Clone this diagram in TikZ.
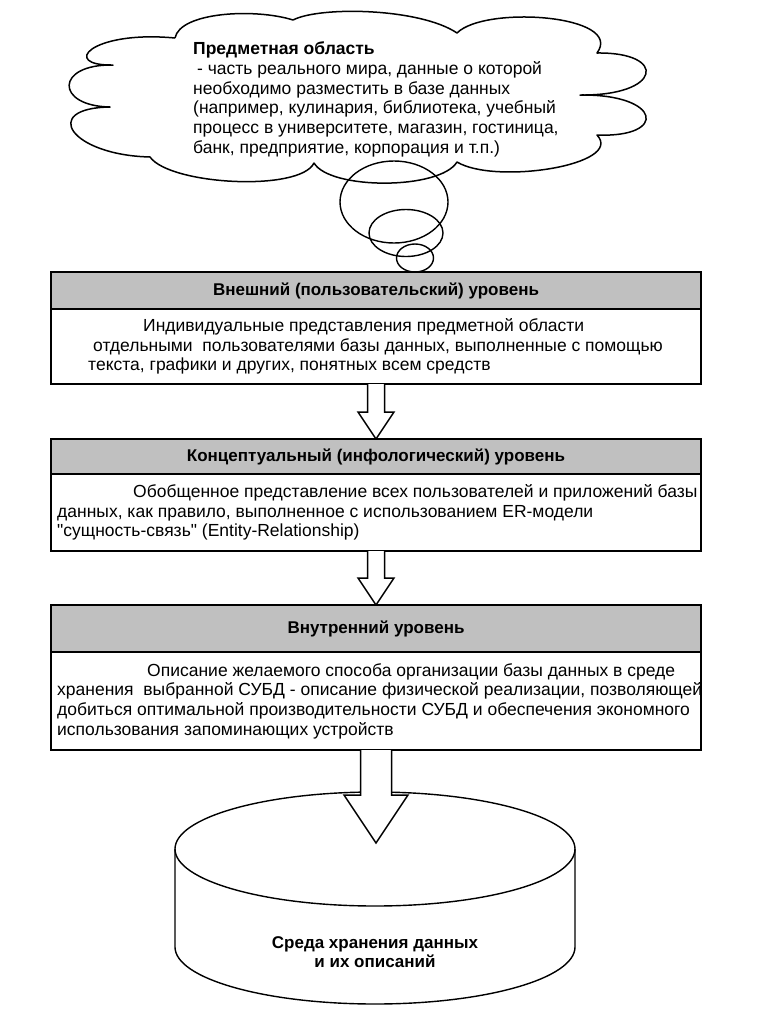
\documentclass[tikz,border=0pt]{standalone}
\usepackage{fontspec}
\setmainfont{Liberation Sans}[Ligatures=TeXOff]
\usetikzlibrary{calc}
\definecolor{hdrgray}{RGB}{192,192,192}
\newcommand{\txtsize}{\fontsize{17.5}{19.7}\selectfont}
\newcommand{\hdrsize}{\fontsize{17}{19.7}\selectfont}
\begin{document}
\begin{tikzpicture}[x=1pt,y=-1pt,
  hdr/.style={draw=black, line width=1.7pt, fill=hdrgray, minimum width=650pt, inner sep=0pt, outer sep=0pt, font=\bfseries\hdrsize},
  bodybox/.style={draw=black, line width=1.7pt, fill=white, minimum width=650pt, inner sep=0pt, outer sep=0pt, anchor=north},
  bodytxt/.style={anchor=west, align=left, inner sep=0pt, font=\txtsize},
  cloudline/.style={draw=black, line width=1.5pt, line join=round},
  bubble/.style={draw=black, line width=1.4pt},
  arrowshape/.style={draw=black, line width=1.5pt, fill=white, line join=miter},
  cyl/.style={draw=black, line width=1.4pt},
  dbtxt/.style={align=center, inner sep=0pt, font=\bfseries\hdrsize}
]
\useasboundingbox (0,0) rectangle (761,1013);

% cloud
\draw[cloudline] (175,38)
 .. controls (180,12) and (255,8) .. (293,20)
 .. controls (320,6) and (420,8) .. (457,33)
 .. controls (485,5) and (625,15) .. (597,53)
 .. controls (668,52) and (662,96) .. (580,95)
 .. controls (662,94) and (668,138) .. (597,135)
 .. controls (625,165) and (495,185) .. (457,162)
 .. controls (440,190) and (330,190) .. (314,163)
 .. controls (300,192) and (170,185) .. (150,157)
 .. controls (70,155) and (40,108) .. (110,107)
 .. controls (55,106) and (55,64) .. (113,65)
 .. controls (60,66) and (90,30) .. (175,38);

\node[bodytxt] (cloudtxt) at (193,99.5) {\textbf{Предметная область}\\\hspace*{4pt}- часть реального мира, данные о которой\\необходимо разместить в базе данных\\(например, кулинария, библиотека, учебный\\процесс в университете, магазин, гостиница,\\банк, предприятие, корпорация и т.п.)};

% thought bubbles
\draw[bubble] (394,202) ellipse [x radius=54pt, y radius=41pt];
\draw[bubble] (406,233) ellipse [x radius=37pt, y radius=23.5pt];
\draw[bubble] (415,258) ellipse [x radius=18.5pt, y radius=14pt];

% cylinder
\coordinate (cyl) at (375,849);
\draw[cyl] (cyl) ellipse [x radius=200pt, y radius=57pt];
\draw[cyl] ($(cyl)+(-200,0)$) -- ($(cyl)+(-200,98)$) arc[start angle=180, end angle=360, x radius=200pt, y radius=57pt] -- ($(cyl)+(200,0)$);
\node[dbtxt] (dbt) at (375,952) {Среда хранения данных\\и их описаний};

% boxes
\node[hdr, minimum height=37pt] (h1) at (376,290.5) {Внешний (пользовательский) уровень};
\node[bodybox, minimum height=75pt] (b1) at (h1.south) {};
\node[hdr, minimum height=35pt] (h2) at (376,456.5) {Концептуальный (инфологический) уровень};
\node[bodybox, minimum height=77pt] (b2) at (h2.south) {};
\node[hdr, minimum height=47pt] (h3) at (376,628.5) {Внутренний уровень};
\node[bodybox, minimum height=98pt] (b3) at (h3.south) {};

% arrows
\draw[arrowshape] ($(b1.south)+(-8.5,0)$) -- ($(b1.south)+(-8.5,28)$) -- ($(b1.south)+(-18,28)$) -- (h2.north) -- ($(b1.south)+(18,28)$) -- ($(b1.south)+(8.5,28)$) -- ($(b1.south)+(8.5,0)$);
\draw[arrowshape] ($(b2.south)+(-8.5,0)$) -- ($(b2.south)+(-8.5,27)$) -- ($(b2.south)+(-18,27)$) -- (h3.north) -- ($(b2.south)+(18,27)$) -- ($(b2.south)+(8.5,27)$) -- ($(b2.south)+(8.5,0)$);
\coordinate (tip3) at (376,843);
\draw[arrowshape] ($(b3.south)+(-15.5,0)$) -- ($(b3.south)+(-15.5,45)$) -- ($(b3.south)+(-32,45)$) -- (tip3) -- ($(b3.south)+(32,45)$) -- ($(b3.south)+(15.5,45)$) -- ($(b3.south)+(15.5,0)$);

% header borders on top of arrow tips
\node[hdr, minimum height=37pt] at (h1) {Внешний (пользовательский) уровень};
\node[hdr, minimum height=35pt] at (h2) {Концептуальный (инфологический) уровень};
\node[hdr, minimum height=47pt] at (h3) {Внутренний уровень};

% body texts
\node[bodytxt] (t1) at ($(b1.west)+(6,0)$) {\hspace*{86pt}Индивидуальные представления предметной области\\\hspace*{36pt}отдельными~ пользователями базы данных, выполненные с помощью\\\hspace*{31pt}текста, графики и других, понятных всем средств};
\node[bodytxt] (t2) at ($(b2.west)+(6,0)$) {\hspace*{76pt}Обобщенное представление всех пользователей и приложений базы\\данных, как правило, выполненное с использованием ER-модели\\"сущность-связь" (Entity-Relationship)};
\node[bodytxt] (t3) at ($(b3.west)+(6,0)$) {\hspace*{90pt}Описание желаемого способа организации базы данных в среде\\хранения~ выбранной СУБД - описание физической реализации, позволяющей\\добиться оптимальной производительности СУБД и обеспечения экономного\\использования запоминающих устройств};
\end{tikzpicture}
\end{document}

....................

__TASK TO CARRY OUT__. Set down the complete material exactly, but do not include the images.

__COMPLETED TASK__.
Clone this diagram in TikZ.
\documentclass[tikz,border=0pt]{standalone}
\usepackage{fontspec}
\setmainfont{Liberation Sans}[Ligatures=TeXOff]
\usetikzlibrary{calc}
\definecolor{hdrgray}{RGB}{192,192,192}
\newcommand{\txtsize}{\fontsize{17.5}{19.7}\selectfont}
\newcommand{\hdrsize}{\fontsize{17}{19.7}\selectfont}
\begin{document}
\begin{tikzpicture}[x=1pt,y=-1pt,
  hdr/.style={draw=black, line width=1.7pt, fill=hdrgray, minimum width=650pt, inner sep=0pt, outer sep=0pt, font=\bfseries\hdrsize},
  bodybox/.style={draw=black, line width=1.7pt, fill=white, minimum width=650pt, inner sep=0pt, outer sep=0pt, anchor=north},
  bodytxt/.style={anchor=west, align=left, inner sep=0pt, font=\txtsize},
  cloudline/.style={draw=black, line width=1.5pt, line join=round},
  bubble/.style={draw=black, line width=1.4pt},
  arrowshape/.style={draw=black, line width=1.5pt, fill=white, line join=miter},
  cyl/.style={draw=black, line width=1.4pt},
  dbtxt/.style={align=center, inner sep=0pt, font=\bfseries\hdrsize}
]
\useasboundingbox (0,0) rectangle (761,1013);

% cloud
\draw[cloudline] (175,38)
 .. controls (180,12) and (255,8) .. (293,20)
 .. controls (320,6) and (420,8) .. (457,33)
 .. controls (485,5) and (625,15) .. (597,53)
 .. controls (668,52) and (662,96) .. (580,95)
 .. controls (662,94) and (668,138) .. (597,135)
 .. controls (625,165) and (495,185) .. (457,162)
 .. controls (440,190) and (330,190) .. (314,163)
 .. controls (300,192) and (170,185) .. (150,157)
 .. controls (70,155) and (40,108) .. (110,107)
 .. controls (55,106) and (55,64) .. (113,65)
 .. controls (60,66) and (90,30) .. (175,38);

\node[bodytxt] (cloudtxt) at (193,99.5) {\textbf{Предметная область}\\\hspace*{4pt}- часть реального мира, данные о которой\\необходимо разместить в базе данных\\(например, кулинария, библиотека, учебный\\процесс в университете, магазин, гостиница,\\банк, предприятие, корпорация и т.п.)};

% thought bubbles
\draw[bubble] (394,202) ellipse [x radius=54pt, y radius=41pt];
\draw[bubble] (406,233) ellipse [x radius=37pt, y radius=23.5pt];
\draw[bubble] (415,258) ellipse [x radius=18.5pt, y radius=14pt];

% cylinder
\coordinate (cyl) at (375,849);
\draw[cyl] (cyl) ellipse [x radius=200pt, y radius=57pt];
\draw[cyl] ($(cyl)+(-200,0)$) -- ($(cyl)+(-200,98)$) arc[start angle=180, end angle=360, x radius=200pt, y radius=57pt] -- ($(cyl)+(200,0)$);
\node[dbtxt] (dbt) at (375,952) {Среда хранения данных\\и их описаний};

% boxes
\node[hdr, minimum height=37pt] (h1) at (376,290.5) {Внешний (пользовательский) уровень};
\node[bodybox, minimum height=75pt] (b1) at (h1.south) {};
\node[hdr, minimum height=35pt] (h2) at (376,456.5) {Концептуальный (инфологический) уровень};
\node[bodybox, minimum height=77pt] (b2) at (h2.south) {};
\node[hdr, minimum height=47pt] (h3) at (376,628.5) {Внутренний уровень};
\node[bodybox, minimum height=98pt] (b3) at (h3.south) {};

% arrows
\draw[arrowshape] ($(b1.south)+(-8.5,0)$) -- ($(b1.south)+(-8.5,28)$) -- ($(b1.south)+(-18,28)$) -- (h2.north) -- ($(b1.south)+(18,28)$) -- ($(b1.south)+(8.5,28)$) -- ($(b1.south)+(8.5,0)$);
\draw[arrowshape] ($(b2.south)+(-8.5,0)$) -- ($(b2.south)+(-8.5,27)$) -- ($(b2.south)+(-18,27)$) -- (h3.north) -- ($(b2.south)+(18,27)$) -- ($(b2.south)+(8.5,27)$) -- ($(b2.south)+(8.5,0)$);
\coordinate (tip3) at (376,843);
\draw[arrowshape] ($(b3.south)+(-15.5,0)$) -- ($(b3.south)+(-15.5,45)$) -- ($(b3.south)+(-32,45)$) -- (tip3) -- ($(b3.south)+(32,45)$) -- ($(b3.south)+(15.5,45)$) -- ($(b3.south)+(15.5,0)$);

% header borders on top of arrow tips
\node[hdr, minimum height=37pt] at (h1) {Внешний (пользовательский) уровень};
\node[hdr, minimum height=35pt] at (h2) {Концептуальный (инфологический) уровень};
\node[hdr, minimum height=47pt] at (h3) {Внутренний уровень};

% body texts
\node[bodytxt] (t1) at ($(b1.west)+(6,0)$) {\hspace*{86pt}Индивидуальные представления предметной области\\\hspace*{36pt}отдельными~ пользователями базы данных, выполненные с помощью\\\hspace*{31pt}текста, графики и других, понятных всем средств};
\node[bodytxt] (t2) at ($(b2.west)+(6,0)$) {\hspace*{76pt}Обобщенное представление всех пользователей и приложений базы\\данных, как правило, выполненное с использованием ER-модели\\"сущность-связь" (Entity-Relationship)};
\node[bodytxt] (t3) at ($(b3.west)+(6,0)$) {\hspace*{90pt}Описание желаемого способа организации базы данных в среде\\хранения~ выбранной СУБД - описание физической реализации, позволяющей\\добиться оптимальной производительности СУБД и обеспечения экономного\\использования запоминающих устройств};
\end{tikzpicture}
\end{document}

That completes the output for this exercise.